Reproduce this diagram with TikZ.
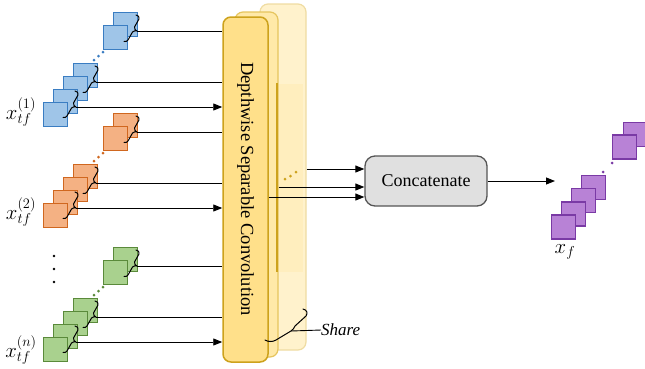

━━━

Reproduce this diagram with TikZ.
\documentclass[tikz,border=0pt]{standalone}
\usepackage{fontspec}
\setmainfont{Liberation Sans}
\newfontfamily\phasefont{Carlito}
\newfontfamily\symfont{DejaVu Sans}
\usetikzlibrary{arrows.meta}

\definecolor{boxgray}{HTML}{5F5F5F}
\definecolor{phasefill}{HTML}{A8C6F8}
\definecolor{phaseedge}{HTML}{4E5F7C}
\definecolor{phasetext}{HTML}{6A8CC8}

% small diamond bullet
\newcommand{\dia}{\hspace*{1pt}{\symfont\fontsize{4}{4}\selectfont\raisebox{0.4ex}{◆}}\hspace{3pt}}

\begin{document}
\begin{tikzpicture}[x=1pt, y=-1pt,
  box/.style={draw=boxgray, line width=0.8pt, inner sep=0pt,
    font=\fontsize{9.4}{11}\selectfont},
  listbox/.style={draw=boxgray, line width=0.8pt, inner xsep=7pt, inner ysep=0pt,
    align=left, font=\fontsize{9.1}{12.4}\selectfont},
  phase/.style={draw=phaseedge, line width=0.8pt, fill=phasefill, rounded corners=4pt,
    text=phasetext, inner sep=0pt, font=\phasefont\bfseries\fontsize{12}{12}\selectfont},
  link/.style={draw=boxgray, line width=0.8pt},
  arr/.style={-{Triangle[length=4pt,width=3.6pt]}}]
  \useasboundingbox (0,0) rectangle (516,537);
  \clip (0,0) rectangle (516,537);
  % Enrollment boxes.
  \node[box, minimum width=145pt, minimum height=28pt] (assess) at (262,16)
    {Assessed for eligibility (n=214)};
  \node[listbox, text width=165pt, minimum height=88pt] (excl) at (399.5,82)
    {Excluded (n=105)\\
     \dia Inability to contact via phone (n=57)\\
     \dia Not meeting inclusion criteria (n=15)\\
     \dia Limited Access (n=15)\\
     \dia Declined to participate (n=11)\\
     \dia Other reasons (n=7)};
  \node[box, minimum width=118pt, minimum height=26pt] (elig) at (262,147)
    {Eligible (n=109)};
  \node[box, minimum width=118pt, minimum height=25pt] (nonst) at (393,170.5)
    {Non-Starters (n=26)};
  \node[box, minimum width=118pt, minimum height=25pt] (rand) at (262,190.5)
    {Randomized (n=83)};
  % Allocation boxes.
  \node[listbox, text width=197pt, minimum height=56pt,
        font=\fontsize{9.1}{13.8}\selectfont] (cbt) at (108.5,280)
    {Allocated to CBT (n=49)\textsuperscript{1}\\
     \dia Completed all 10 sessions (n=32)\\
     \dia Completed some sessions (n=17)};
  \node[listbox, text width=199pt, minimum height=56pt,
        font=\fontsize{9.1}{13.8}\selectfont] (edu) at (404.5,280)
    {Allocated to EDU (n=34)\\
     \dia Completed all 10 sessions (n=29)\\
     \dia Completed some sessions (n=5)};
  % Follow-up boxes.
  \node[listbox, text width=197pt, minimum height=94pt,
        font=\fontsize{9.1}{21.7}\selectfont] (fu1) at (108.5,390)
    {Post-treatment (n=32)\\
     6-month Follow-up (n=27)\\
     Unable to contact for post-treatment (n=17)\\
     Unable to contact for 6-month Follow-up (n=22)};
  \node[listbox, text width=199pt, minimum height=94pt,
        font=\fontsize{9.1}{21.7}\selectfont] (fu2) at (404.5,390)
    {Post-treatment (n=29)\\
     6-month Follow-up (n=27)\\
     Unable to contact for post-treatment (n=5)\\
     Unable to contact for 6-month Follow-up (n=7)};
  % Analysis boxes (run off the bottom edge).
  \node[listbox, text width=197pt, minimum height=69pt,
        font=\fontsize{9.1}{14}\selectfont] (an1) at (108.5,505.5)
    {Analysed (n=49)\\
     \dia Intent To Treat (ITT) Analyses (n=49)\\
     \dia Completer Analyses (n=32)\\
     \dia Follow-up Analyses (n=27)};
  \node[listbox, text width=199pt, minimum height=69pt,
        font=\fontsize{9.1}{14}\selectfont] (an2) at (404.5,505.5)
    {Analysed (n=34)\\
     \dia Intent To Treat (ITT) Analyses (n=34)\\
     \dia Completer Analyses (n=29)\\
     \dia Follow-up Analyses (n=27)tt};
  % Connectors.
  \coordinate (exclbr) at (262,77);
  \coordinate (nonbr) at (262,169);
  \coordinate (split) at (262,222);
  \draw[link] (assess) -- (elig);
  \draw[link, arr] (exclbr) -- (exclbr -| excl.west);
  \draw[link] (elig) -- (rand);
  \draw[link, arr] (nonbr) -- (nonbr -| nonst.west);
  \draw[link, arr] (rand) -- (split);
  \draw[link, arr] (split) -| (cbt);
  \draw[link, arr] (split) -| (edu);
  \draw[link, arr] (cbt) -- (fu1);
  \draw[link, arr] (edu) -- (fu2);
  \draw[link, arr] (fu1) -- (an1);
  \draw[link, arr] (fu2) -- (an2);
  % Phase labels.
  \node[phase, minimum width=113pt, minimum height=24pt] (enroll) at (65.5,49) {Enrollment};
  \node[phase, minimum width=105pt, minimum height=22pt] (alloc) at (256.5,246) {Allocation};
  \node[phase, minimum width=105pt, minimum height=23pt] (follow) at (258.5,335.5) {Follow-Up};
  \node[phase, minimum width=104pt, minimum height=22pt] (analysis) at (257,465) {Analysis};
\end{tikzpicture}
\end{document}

━━━

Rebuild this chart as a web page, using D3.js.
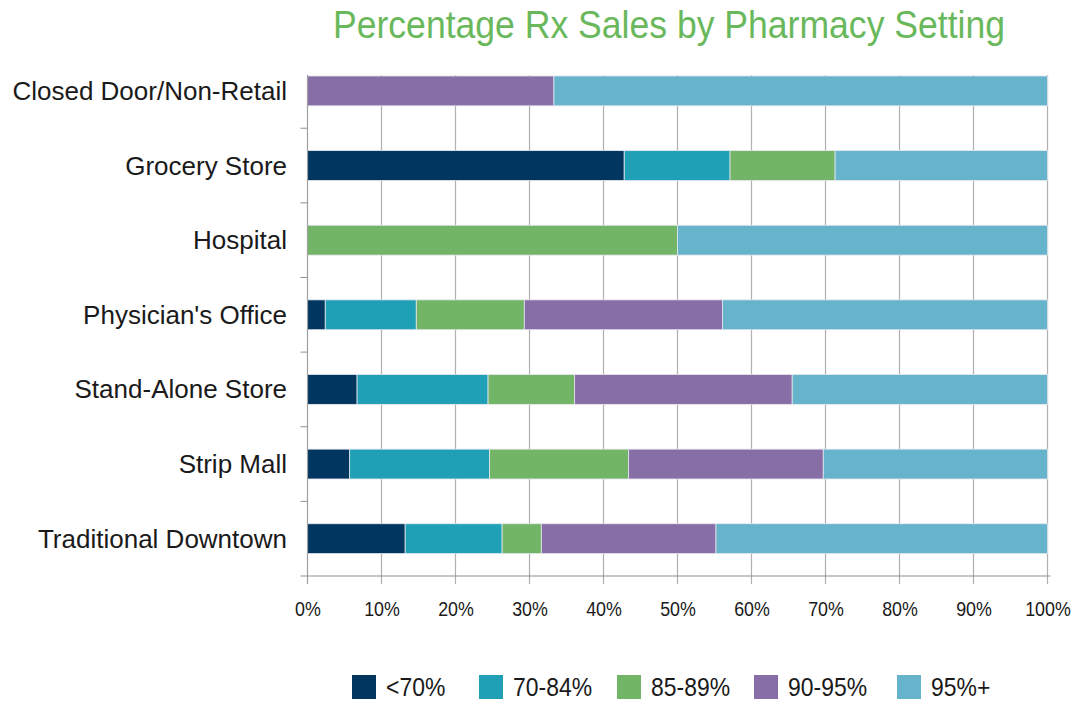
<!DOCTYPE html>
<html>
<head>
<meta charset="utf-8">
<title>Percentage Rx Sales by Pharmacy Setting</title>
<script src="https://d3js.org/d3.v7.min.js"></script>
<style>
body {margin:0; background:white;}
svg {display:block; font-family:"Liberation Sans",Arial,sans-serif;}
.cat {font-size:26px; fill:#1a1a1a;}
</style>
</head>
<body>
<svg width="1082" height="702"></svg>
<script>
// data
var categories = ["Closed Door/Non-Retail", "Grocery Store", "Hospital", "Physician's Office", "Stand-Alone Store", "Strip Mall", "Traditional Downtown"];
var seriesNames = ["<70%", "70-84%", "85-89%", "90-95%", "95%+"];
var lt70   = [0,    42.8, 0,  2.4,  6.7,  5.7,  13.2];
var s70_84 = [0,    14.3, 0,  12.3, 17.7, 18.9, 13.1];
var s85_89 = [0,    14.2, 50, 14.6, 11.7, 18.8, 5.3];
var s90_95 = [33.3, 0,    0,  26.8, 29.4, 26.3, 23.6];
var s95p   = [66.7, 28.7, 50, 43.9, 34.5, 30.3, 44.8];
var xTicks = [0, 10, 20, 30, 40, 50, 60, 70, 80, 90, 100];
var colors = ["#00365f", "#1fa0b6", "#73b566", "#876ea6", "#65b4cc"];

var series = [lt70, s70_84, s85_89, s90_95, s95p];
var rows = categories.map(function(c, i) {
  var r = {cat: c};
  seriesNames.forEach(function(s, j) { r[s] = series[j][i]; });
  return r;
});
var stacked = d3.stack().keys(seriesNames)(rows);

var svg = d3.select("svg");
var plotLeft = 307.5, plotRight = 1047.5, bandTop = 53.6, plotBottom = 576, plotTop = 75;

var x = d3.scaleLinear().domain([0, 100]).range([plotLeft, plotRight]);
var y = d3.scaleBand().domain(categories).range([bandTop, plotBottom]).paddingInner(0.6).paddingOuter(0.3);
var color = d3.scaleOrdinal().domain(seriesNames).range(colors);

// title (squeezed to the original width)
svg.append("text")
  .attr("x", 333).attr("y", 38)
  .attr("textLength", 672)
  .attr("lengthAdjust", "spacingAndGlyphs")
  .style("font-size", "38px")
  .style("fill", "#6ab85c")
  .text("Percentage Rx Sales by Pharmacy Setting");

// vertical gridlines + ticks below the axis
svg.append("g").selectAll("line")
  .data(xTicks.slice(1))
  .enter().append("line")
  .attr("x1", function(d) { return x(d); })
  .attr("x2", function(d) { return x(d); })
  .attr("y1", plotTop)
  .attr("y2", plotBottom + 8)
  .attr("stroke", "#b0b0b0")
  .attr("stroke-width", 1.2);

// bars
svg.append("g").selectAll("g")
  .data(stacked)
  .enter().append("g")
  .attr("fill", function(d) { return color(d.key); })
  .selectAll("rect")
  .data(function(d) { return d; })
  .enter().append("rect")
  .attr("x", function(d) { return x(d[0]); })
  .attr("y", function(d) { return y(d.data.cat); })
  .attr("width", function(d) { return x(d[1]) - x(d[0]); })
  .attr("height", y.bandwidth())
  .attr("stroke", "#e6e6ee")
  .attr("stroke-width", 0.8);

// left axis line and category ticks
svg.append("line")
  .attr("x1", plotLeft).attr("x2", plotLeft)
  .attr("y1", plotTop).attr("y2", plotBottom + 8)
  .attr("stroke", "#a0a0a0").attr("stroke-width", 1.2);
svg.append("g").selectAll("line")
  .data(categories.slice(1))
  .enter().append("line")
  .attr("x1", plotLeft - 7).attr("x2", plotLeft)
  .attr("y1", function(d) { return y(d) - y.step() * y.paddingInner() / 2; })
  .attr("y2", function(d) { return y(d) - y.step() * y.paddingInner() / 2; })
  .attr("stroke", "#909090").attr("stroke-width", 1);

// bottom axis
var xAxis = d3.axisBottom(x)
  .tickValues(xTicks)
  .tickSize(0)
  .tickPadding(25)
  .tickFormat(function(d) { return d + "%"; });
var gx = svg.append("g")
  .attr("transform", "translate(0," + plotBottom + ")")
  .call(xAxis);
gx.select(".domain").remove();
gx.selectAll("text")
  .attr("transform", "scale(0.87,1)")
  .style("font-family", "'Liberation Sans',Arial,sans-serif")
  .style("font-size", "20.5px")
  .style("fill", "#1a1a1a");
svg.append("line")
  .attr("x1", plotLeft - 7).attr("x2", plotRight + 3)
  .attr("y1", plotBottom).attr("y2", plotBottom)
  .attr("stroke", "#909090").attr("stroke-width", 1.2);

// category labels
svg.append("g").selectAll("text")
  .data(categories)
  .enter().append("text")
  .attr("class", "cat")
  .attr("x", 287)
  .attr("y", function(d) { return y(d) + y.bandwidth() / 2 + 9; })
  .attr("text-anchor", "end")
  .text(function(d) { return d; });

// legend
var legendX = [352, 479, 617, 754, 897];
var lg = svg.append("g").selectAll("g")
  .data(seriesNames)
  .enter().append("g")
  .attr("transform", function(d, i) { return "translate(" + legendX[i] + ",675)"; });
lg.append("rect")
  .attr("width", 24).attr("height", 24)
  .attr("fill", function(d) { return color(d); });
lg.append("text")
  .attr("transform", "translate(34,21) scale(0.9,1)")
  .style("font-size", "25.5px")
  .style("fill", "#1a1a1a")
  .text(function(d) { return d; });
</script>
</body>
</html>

━━━

**Challenge:** Do not copy any pictures. Retype exactly the stretch from the line with "Rebuild this chart" through the line with "var plotLeft = 307.5, plotRight".

**Task result:**
Rebuild this chart as a web page, using D3.js.
<!DOCTYPE html>
<html>
<head>
<meta charset="utf-8">
<title>Percentage Rx Sales by Pharmacy Setting</title>
<script src="https://d3js.org/d3.v7.min.js"></script>
<style>
body {margin:0; background:white;}
svg {display:block; font-family:"Liberation Sans",Arial,sans-serif;}
.cat {font-size:26px; fill:#1a1a1a;}
</style>
</head>
<body>
<svg width="1082" height="702"></svg>
<script>
// data
var categories = ["Closed Door/Non-Retail", "Grocery Store", "Hospital", "Physician's Office", "Stand-Alone Store", "Strip Mall", "Traditional Downtown"];
var seriesNames = ["<70%", "70-84%", "85-89%", "90-95%", "95%+"];
var lt70   = [0,    42.8, 0,  2.4,  6.7,  5.7,  13.2];
var s70_84 = [0,    14.3, 0,  12.3, 17.7, 18.9, 13.1];
var s85_89 = [0,    14.2, 50, 14.6, 11.7, 18.8, 5.3];
var s90_95 = [33.3, 0,    0,  26.8, 29.4, 26.3, 23.6];
var s95p   = [66.7, 28.7, 50, 43.9, 34.5, 30.3, 44.8];
var xTicks = [0, 10, 20, 30, 40, 50, 60, 70, 80, 90, 100];
var colors = ["#00365f", "#1fa0b6", "#73b566", "#876ea6", "#65b4cc"];

var series = [lt70, s70_84, s85_89, s90_95, s95p];
var rows = categories.map(function(c, i) {
  var r = {cat: c};
  seriesNames.forEach(function(s, j) { r[s] = series[j][i]; });
  return r;
});
var stacked = d3.stack().keys(seriesNames)(rows);

var svg = d3.select("svg");
var plotLeft = 307.5, plotRight = 1047.5, bandTop = 53.6, plotBottom = 576, plotTop = 75;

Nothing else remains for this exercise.